The Red Bulls have yet to comment on the prospect of a second team in the area, though an MLS spokesman reiterated the league's desire for a true geographic rival for the Red Bulls. I don't know about a rivalry—unless you want to drive smack across Manhattan, the two stadiums would be separated by three train rides and about two hours—but RBNY shouldn't have to worry about losing out on attendance. Corona, where 64 percent of residents claim Hispanic heritage, would probably provide a fan base demographically similar to Chivas USA's. Though the Cosmos name, and the fact that they would actually play in New York, would give the team a cachet that the MetroStars and RBNY were never quite been able to obtain. Aside from the small-but-hearty Empire Supporters Club, many MLS fans are fans of the idea of MLS itself, and may not have many qualms about jumping ship.

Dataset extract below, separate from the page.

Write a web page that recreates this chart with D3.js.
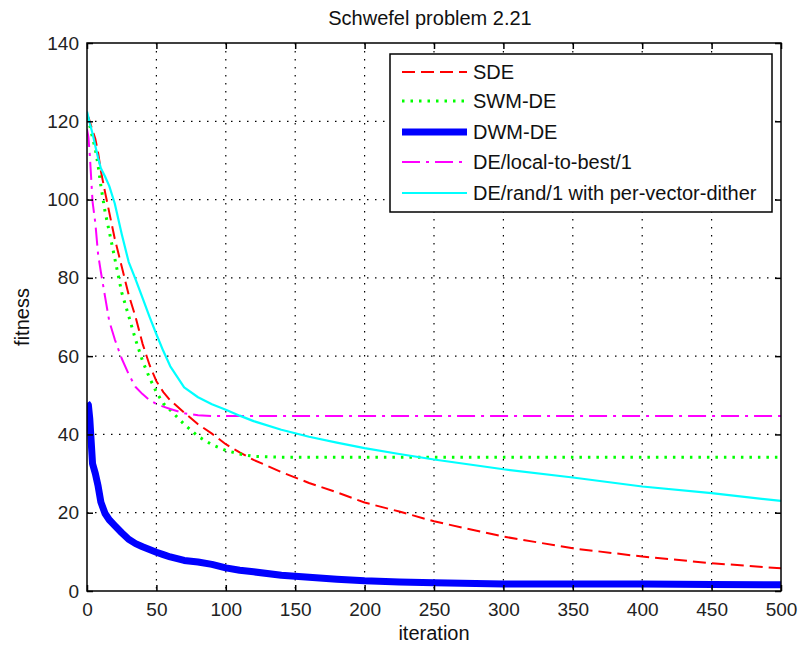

MLS is bullish on expansion, hoping to add franchises in Minneapolis, Miami, and Atlanta once a second team in New York is secured. Don Garber (who, it should be noted, was born and raised in Flushing) has already added nine teams to the league since becoming commissioner—and contracted two. That aggressiveness in expansion, and willingness to cut their losses if a situation isn't working, is exactly how a fledgling league ought to be run. Maybe the Cosmos won't be able to get it together. Maybe their absentee ownership will be no more functional than the last few groups to try and fail. But if that Cosmos name recognition is enough to get a stadium built, that's already a victory in most important battle. Once a soccer-specific stadium exists in Queens, there's no way local politicians would let it sit empty. Even if the Cosmos' return is as brief as their initial existence, their New York foothold will live on well after they're gone.